Professor Saul Faust, trial lead and director of the NIHR Clinical Research Facility at University Hospital Southampton NHS Foundation Trust, said: ‘Even though we don’t properly understand its relation to long-term immunity, the T cell data is showing us that it does seem to be broader against all the variant strains, which gives us hope that a variant strain of the virus might be able to be handled, certainly for hospitalisation and death if not prevention of infection, by the current vaccines,’ Professor Faust said.
He said T cell response was not just focused on the spike protein but ‘are recognising a much broader range of antigens that might… be common to all of the variants.’
Asked specifically about Omicron, he said: ‘Our hope as scientists is that protection against hospitalisation and death will remain intact.’
Samples from the study have now been passed to the UK Health Security Agency (UKHSA) to look at how well the Omicron variant can be neutralised by vaccines.
But Dr Kall said she was ‘sceptical’ about claims the new strain causes less severe disease.
Writing on Twitter, she said: ‘I am highly sceptical it could be more mild.

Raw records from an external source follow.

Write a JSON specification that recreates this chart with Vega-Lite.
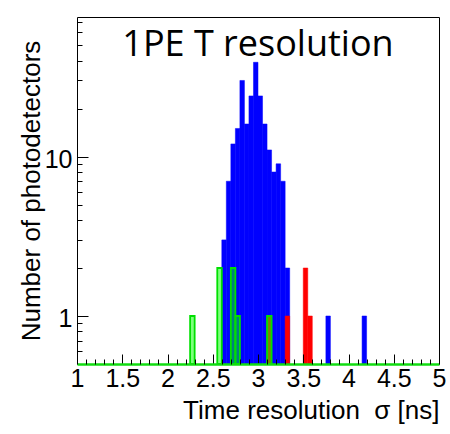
{
  "$schema": "https://vega.github.io/schema/vega-lite/v6.json",
  "width": 362,
  "height": 347,
  "autosize": {"type": "none"},
  "padding": {"left": 77, "top": 17, "right": 11, "bottom": 70},
  "background": "white",
  "config": {"view": {"stroke": null}},
  "title": {
    "text": "1PE T resolution",
    "font": "Open Sans",
    "fontSize": 36,
    "fontWeight": "normal",
    "color": "black",
    "anchor": "middle",
    "frame": "group",
    "baseline": "alphabetic",
    "offset": -39,
    "dy": 36
  },
  "data": {
    "values": [
      {"s": "blue", "lo": 2.60, "hi": 2.65, "n": 3},
      {"s": "blue", "lo": 2.65, "hi": 2.70, "n": 7},
      {"s": "blue", "lo": 2.70, "hi": 2.75, "n": 12},
      {"s": "blue", "lo": 2.75, "hi": 2.80, "n": 15},
      {"s": "blue", "lo": 2.80, "hi": 2.85, "n": 30},
      {"s": "blue", "lo": 2.85, "hi": 2.90, "n": 16},
      {"s": "blue", "lo": 2.90, "hi": 2.95, "n": 24},
      {"s": "blue", "lo": 2.95, "hi": 3.00, "n": 39},
      {"s": "blue", "lo": 3.00, "hi": 3.05, "n": 24},
      {"s": "blue", "lo": 3.05, "hi": 3.10, "n": 16},
      {"s": "blue", "lo": 3.10, "hi": 3.15, "n": 11},
      {"s": "blue", "lo": 3.15, "hi": 3.20, "n": 8},
      {"s": "blue", "lo": 3.20, "hi": 3.25, "n": 9},
      {"s": "blue", "lo": 3.25, "hi": 3.30, "n": 7},
      {"s": "blue", "lo": 3.30, "hi": 3.35, "n": 2},
      {"s": "blue", "lo": 3.75, "hi": 3.80, "n": 1},
      {"s": "blue", "lo": 4.15, "hi": 4.20, "n": 1},
      {"s": "red", "lo": 3.10, "hi": 3.15, "n": 1},
      {"s": "red", "lo": 3.30, "hi": 3.35, "n": 1},
      {"s": "red", "lo": 3.50, "hi": 3.55, "n": 2},
      {"s": "red", "lo": 3.55, "hi": 3.60, "n": 1},
      {"s": "green", "lo": 2.25, "hi": 2.30, "n": 1},
      {"s": "green", "lo": 2.55, "hi": 2.60, "n": 2},
      {"s": "green", "lo": 2.70, "hi": 2.75, "n": 2},
      {"s": "green", "lo": 2.75, "hi": 2.80, "n": 1},
      {"s": "green", "lo": 3.10, "hi": 3.15, "n": 1}
    ]
  },
  "resolve": {"axis": {"x": "independent", "y": "independent"}, "scale": {"x": "shared", "y": "shared"}},
  "layer": [
    {
      "transform": [{"filter": "datum.s === 'blue'"}],
      "mark": {"type": "bar", "color": "#0000ff", "stroke": "#0000ff", "strokeWidth": 0.5},
      "encoding": {
        "x": {
          "field": "lo", "type": "quantitative",
          "scale": {"domain": [1, 5], "nice": false, "zero": false},
          "axis": {
            "orient": "bottom", "values": [1, 1.5, 2, 2.5, 3, 3.5, 4, 4.5, 5], "format": "~g",
            "tickSize": -10, "tickColor": "black", "tickWidth": 1,
            "labelFont": "Liberation Sans, Arial, Helvetica, sans-serif", "labelFontSize": 25, "labelColor": "black",
            "labelPadding": 32, "labelBaseline": "alphabetic", "labelFlush": false, "labelOverlap": false,
            "domainColor": "#11dd11", "domainWidth": 2.5,
            "grid": false, "zindex": 1,
            "title": "Time resolution \u00a0σ [ns]", "titleFont": "Liberation Sans, Arial, Helvetica, sans-serif", "titleFontSize": 26,
            "titleFontWeight": "normal", "titleColor": "black", "titleAnchor": "end", "titlePadding": 6
          }
        },
        "x2": {"field": "hi"},
        "y": {
          "field": "n", "type": "quantitative",
          "scale": {"type": "log", "domain": [0.5, 75], "nice": false},
          "axis": {
            "orient": "left", "values": [1, 10], "format": "~g",
            "tickSize": -11, "tickColor": "black", "tickWidth": 1,
            "labelFont": "Liberation Sans, Arial, Helvetica, sans-serif", "labelFontSize": 25, "labelColor": "black",
            "labelPadding": 16, "labelBaseline": "alphabetic", "labelOffset": 11, "labelFlush": false,
            "domainColor": "black", "domainWidth": 1,
            "grid": false, "zindex": 1,
            "title": "Number of photodetectors", "titleFont": "Liberation Sans, Arial, Helvetica, sans-serif", "titleFontSize": 26,
            "titleFontWeight": "normal", "titleColor": "black", "titleAnchor": "middle", "titlePadding": 0
          }
        },
        "y2": {"datum": 0.5}
      }
    },
    {
      "transform": [{"filter": "datum.s === 'red'"}],
      "mark": {"type": "bar", "color": "#ff0000", "stroke": "#ff0000", "strokeWidth": 0.5},
      "encoding": {
        "x": {
          "field": "lo", "type": "quantitative",
          "scale": {"domain": [1, 5], "nice": false, "zero": false},
          "axis": {
            "orient": "bottom",
            "values": [1.1, 1.2, 1.3, 1.4, 1.6, 1.7, 1.8, 1.9, 2.1, 2.2, 2.3, 2.4, 2.6, 2.7, 2.8, 2.9, 3.1, 3.2, 3.3, 3.4, 3.6, 3.7, 3.8, 3.9, 4.1, 4.2, 4.3, 4.4, 4.6, 4.7, 4.8, 4.9],
            "tickSize": -5, "tickColor": "black", "tickWidth": 1,
            "labels": false, "domain": false, "grid": false, "zindex": 1, "title": null
          }
        },
        "x2": {"field": "hi"},
        "y": {
          "field": "n", "type": "quantitative",
          "scale": {"type": "log", "domain": [0.5, 75], "nice": false},
          "axis": {
            "orient": "left",
            "values": [0.6, 0.7, 0.8, 0.9, 2, 3, 4, 5, 6, 7, 8, 9, 20, 30, 40, 50, 60, 70],
            "tickSize": -5, "tickColor": "black", "tickWidth": 1,
            "labels": false, "domain": false, "grid": false, "zindex": 1, "title": null
          }
        },
        "y2": {"datum": 0.5}
      }
    },
    {
      "transform": [{"filter": "datum.s === 'green'"}],
      "mark": {"type": "bar", "fill": "#00ff00", "fillOpacity": 0.5, "stroke": "#00e000", "strokeWidth": 1.8},
      "encoding": {
        "x": {
          "field": "lo", "type": "quantitative",
          "scale": {"domain": [1, 5], "nice": false, "zero": false},
          "axis": {
            "orient": "top", "ticks": false, "labels": false, "domain": true,
            "domainColor": "black", "domainWidth": 1, "grid": false, "zindex": 1, "title": null
          }
        },
        "x2": {"field": "hi"},
        "y": {
          "field": "n", "type": "quantitative",
          "scale": {"type": "log", "domain": [0.5, 75], "nice": false},
          "axis": {
            "orient": "right", "ticks": false, "labels": false, "domain": true,
            "domainColor": "black", "domainWidth": 1, "grid": false, "zindex": 1, "title": null
          }
        },
        "y2": {"datum": 0.5}
      }
    }
  ]
}
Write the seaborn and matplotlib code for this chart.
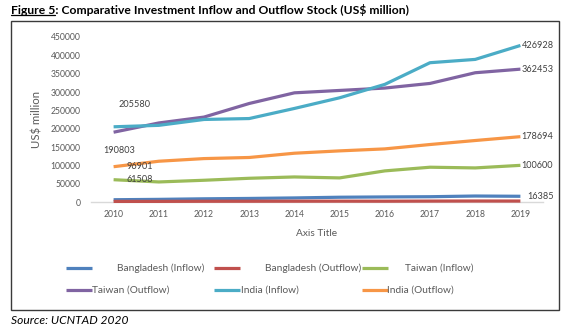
import numpy as np
import pandas as pd
import matplotlib
matplotlib.use("Agg")
import matplotlib.pyplot as plt
import seaborn as sns
from matplotlib.lines import Line2D
from matplotlib.patches import Rectangle

# ---------------- data ----------------
years = [2010, 2011, 2012, 2013, 2014, 2015, 2016, 2017, 2018, 2019]
series_names = ["Bangladesh (Inflow)", "Bangladesh (Outflow)", "Taiwan (Inflow)",
                "Taiwan (Outflow)", "India (Inflow)", "India (Outflow)"]
bd_in = [7000, 8000, 9500, 10500, 11900, 13800, 14600, 15200, 17100, 16385]
bd_out = [2400, 2500, 2800, 2900, 3000, 3100, 3000, 3300, 3500, 3400]
tw_in = [61508, 55400, 60000, 65400, 69000, 66400, 85500, 95500, 93600, 100600]
tw_out = [190803, 216000, 232000, 269000, 298000, 304500, 311000, 323600, 352700, 362453]
in_in = [205580, 209500, 225500, 228000, 255500, 284500, 321000, 380000, 389000, 426928]
in_out = [96901, 111800, 119000, 122000, 133600, 140000, 145400, 157300, 168200, 178694]
y_ticks = [0, 50000, 100000, 150000, 200000, 250000, 300000, 350000, 400000, 450000]
x_tick_labels = [str(y) for y in years]
colors = ["#4F81BD", "#C0504D", "#9BBB59", "#8064A2", "#4BACC6", "#F79646"]

title_main = "Figure 5: Comparative Investment Inflow and Outflow Stock (US$ million)"
title_underlined = "Figure 5"
source_text = "Source: UCNTAD 2020"

values = [bd_in, bd_out, tw_in, tw_out, in_in, in_out]
df = pd.DataFrame({
    "Year": np.tile(years, len(series_names)),
    "Series": np.repeat(series_names, len(years)),
    "Value": np.concatenate([np.array(v, dtype=float) for v in values]),
})

# ---------------- figure ----------------
sns.set_style("white")
plt.rcParams["font.family"] = ["Lato", "DejaVu Sans"]

W, H = 574, 334
fig = plt.figure(figsize=(W / 100, H / 100), dpi=100)
renderer = fig.canvas.get_renderer()


def fx(x):
    return x / W


def fy(y):
    return 1 - y / H


def fit_size(text, target_px, **kw):
    t = fig.text(0, 0, text, fontsize=10, **kw)
    w = t.get_window_extent(renderer).width
    t.remove()
    return 10 * target_px / w


tick_fs = fit_size("450000", 30)
lab_fs = fit_size("426928", 32)
leg_fs = fit_size("Bangladesh (Inflow)", 87)
src_fs = fit_size(source_text, 117, style="italic")
title_fs = fit_size(title_main, 398, fontweight="bold")

ax_l, ax_r, ax_t, ax_b = 91, 543, 37, 202.3
ax = fig.add_axes([fx(ax_l), fy(ax_b), (ax_r - ax_l) / W, (ax_b - ax_t) / H])

palette = dict(zip(series_names, colors))
sns.lineplot(data=df, x="Year", y="Value", hue="Series", hue_order=series_names,
             palette=palette, linewidth=2.3, legend=False, ax=ax, sort=False)
for ln in ax.lines:
    ln.set_clip_on(False)
    ln.set_solid_capstyle("butt")
    ln.set_solid_joinstyle("round")

ax.set_xlim(2009.5, 2019.5)
ax.set_ylim(0, 450000)
ax.set_xticks(years)
ax.set_xticklabels(x_tick_labels)
ax.set_yticks(y_ticks)
ax.set_yticklabels([str(v) for v in y_ticks])
ax.tick_params(axis="both", length=0, colors="#595959", labelsize=tick_fs)
ax.tick_params(axis="y", pad=7.5)
ax.tick_params(axis="x", pad=5.5)
for s in ["top", "right", "left"]:
    ax.spines[s].set_visible(False)
ax.spines["bottom"].set_color("#D9D9D9")
ax.spines["bottom"].set_linewidth(1.0)
ax.spines["bottom"].set_zorder(0)
ax.set_xlabel("")
ax.set_ylabel("")
ax.grid(False)

# data labels
lab_kw = dict(textcoords="offset pixels", fontsize=lab_fs, color="#404040")
ax.annotate(str(in_in[0]), (years[0], in_in[0]), xytext=(21, 22), ha="center", va="center", **lab_kw)
ax.annotate(str(tw_out[0]), (years[0], tw_out[0]), xytext=(6, -18), ha="center", va="center", **lab_kw)
ax.annotate(str(in_out[0]), (years[0], in_out[0]), xytext=(26, 0), ha="center", va="center", **lab_kw)
ax.annotate(str(tw_in[0]), (years[0], tw_in[0]), xytext=(26, 0), ha="center", va="center", **lab_kw)
ax.annotate(str(in_in[-1]), (years[-1], in_in[-1]), xytext=(1, 0), ha="left", va="center", **lab_kw)
ax.annotate(str(tw_out[-1]), (years[-1], tw_out[-1]), xytext=(1, 0), ha="left", va="center", **lab_kw)
ax.annotate(str(in_out[-1]), (years[-1], in_out[-1]), xytext=(1, 0), ha="left", va="center", **lab_kw)
ax.annotate(str(tw_in[-1]), (years[-1], tw_in[-1]), xytext=(1, 0), ha="left", va="center", **lab_kw)
ax.annotate(str(bd_in[-1]), (years[-1], bd_in[-1]), xytext=(7, 0), ha="left", va="center", **lab_kw)

# axis titles
fig.text(fx((ax_l + ax_r) / 2), fy(233), "Axis Title", ha="center", va="center",
         fontsize=leg_fs, color="#595959")
fig.text(fx(37), fy(120), "US$ million", ha="center", va="center", rotation=90,
         fontsize=leg_fs * 1.12, color="#595959")

# chart border
fig.add_artist(Rectangle((fx(11), fy(310)), (559 - 11) / W, (310 - 21) / H,
                         transform=fig.transFigure, fill=False, edgecolor="#3A3A3A",
                         linewidth=1.0))

# legend (manual, Excel-like layout)
leg_entries = [
    (0, 66, 268.3, 117), (1, 214, 268.3, 265), (2, 362, 268.3, 405),
    (3, 66, 290.0, 92), (4, 214, 290.0, 241), (5, 362, 290.0, 387),
]
for idx, x0, yy, tx in leg_entries:
    fig.add_artist(Line2D([fx(x0), fx(x0 + 26)], [fy(yy), fy(yy)], transform=fig.transFigure,
                          color=colors[idx], linewidth=2.3, solid_capstyle="butt"))
    fig.text(fx(tx), fy(yy), series_names[idx], ha="left", va="center",
             fontsize=leg_fs, color="#595959")

# title with underlined "Figure 5"
tt = fig.text(fx(11), fy(10), title_main, ha="left", va="center", fontsize=title_fs,
              fontweight="bold", color="#000000")
ghost = fig.text(fx(11), fy(10), title_underlined, ha="left", va="center",
                 fontsize=title_fs, fontweight="bold", alpha=0)
gb = ghost.get_window_extent(renderer)
ul_y = gb.y0 + 0.5
fig.add_artist(Line2D([gb.x0 / W, gb.x1 / W], [ul_y / H, ul_y / H], transform=fig.transFigure,
                      color="#000000", linewidth=0.9))

# source
fig.text(fx(11), fy(321), source_text, ha="left", va="center", fontsize=src_fs,
         style="italic", color="#000000")

fig.savefig("out.png", dpi=100)
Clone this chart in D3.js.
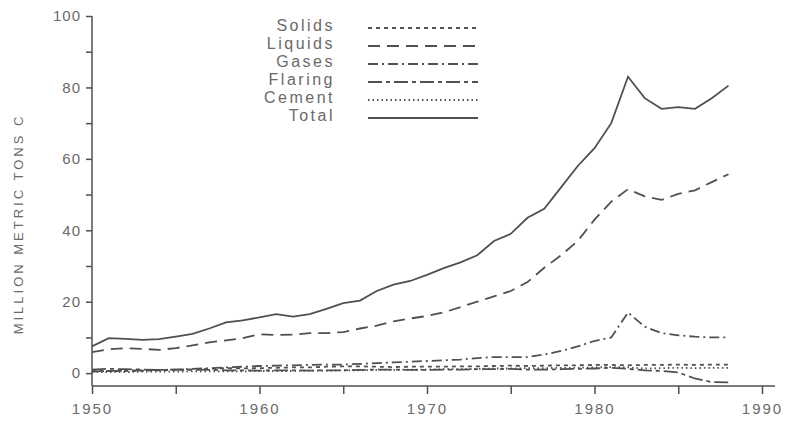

I think the best case is it’s equivalent in severity to Delta… but you’ll see milder symptoms now, than Delta when it emerged, because many more people have immunity now.’
A pre-print published yesterday suggested Omicron was around three times more likely to re-infect people who had had Covid before.
South African researchers said there had been 35,670 reinfections since the beginning of the pandemic, and the risk of reinfection was 0.7 per cent during the country’s Beta-fuelled second wave last winter and Delta wave in the summer.
But the risk of catching the virus again has recently spiralled to at least 2.4.
Scientists from Stellenbosch University, near Cape Town, said the findings suggested Omicron was better able to evade immunity in people who had already been infected than other variants which were suppressed by immunity.
A pre-print paper means it has not yet been reviewed by other scientists, who double-check its findings.
Microbiologist at Reading University Dr Simon Clarke said the data was the ‘first indication’ that Omicron could get around immunity from previous Covid infection.
He said: ‘There are a few caveats in this work, such as not having definitively confirmed that it was indeed Omicron that was causing the reinfection, but they were able to determine that the increased transmission of Beta or Delta variants was not a result of immune evasion.
‘There is no indication as to how this immune evasion happens, although it can be presumed to be because of decreased antibody binding to Omicron’s mutated spike protein.’
He added: ‘Omicron has blown a big hole in the controversial argument that we should simply allow the infection to spread in an attempt to create immunity.
‘Herd immunity which now seems like nothing more than a pipe dream. We await a further indication as to whether Omicron has any ability to evade vaccine induced immunity.’
Infectious diseases expert at the University of East Anglia Professor Paul Hunter said: ‘The implications of this paper are that Omicron will be able to overcome natural and probably vaccine induced immunity to a significant degree.
‘But, the degree is still unclear though it is doubtful that this will represent complete escape.’
He added: ‘It remains the case that the extra value of the booster vaccination dose remains the most important step that we can take to reduce the probability of severe disease.
‘I suspect new targeted vaccinations will be developed against omicron but it the infection spreads globally as rapidly as it seems to be taking off in South Africa then most of us may already have had the infection by the time a new vaccine is available.’
The variant has been spotted in more than 30 countries worldwide and is likely to have been spreading for weeks before South Africa raised the alarm. The Netherlands detected a case one week earlier, while Nigeria found its first case in a sample taken in October.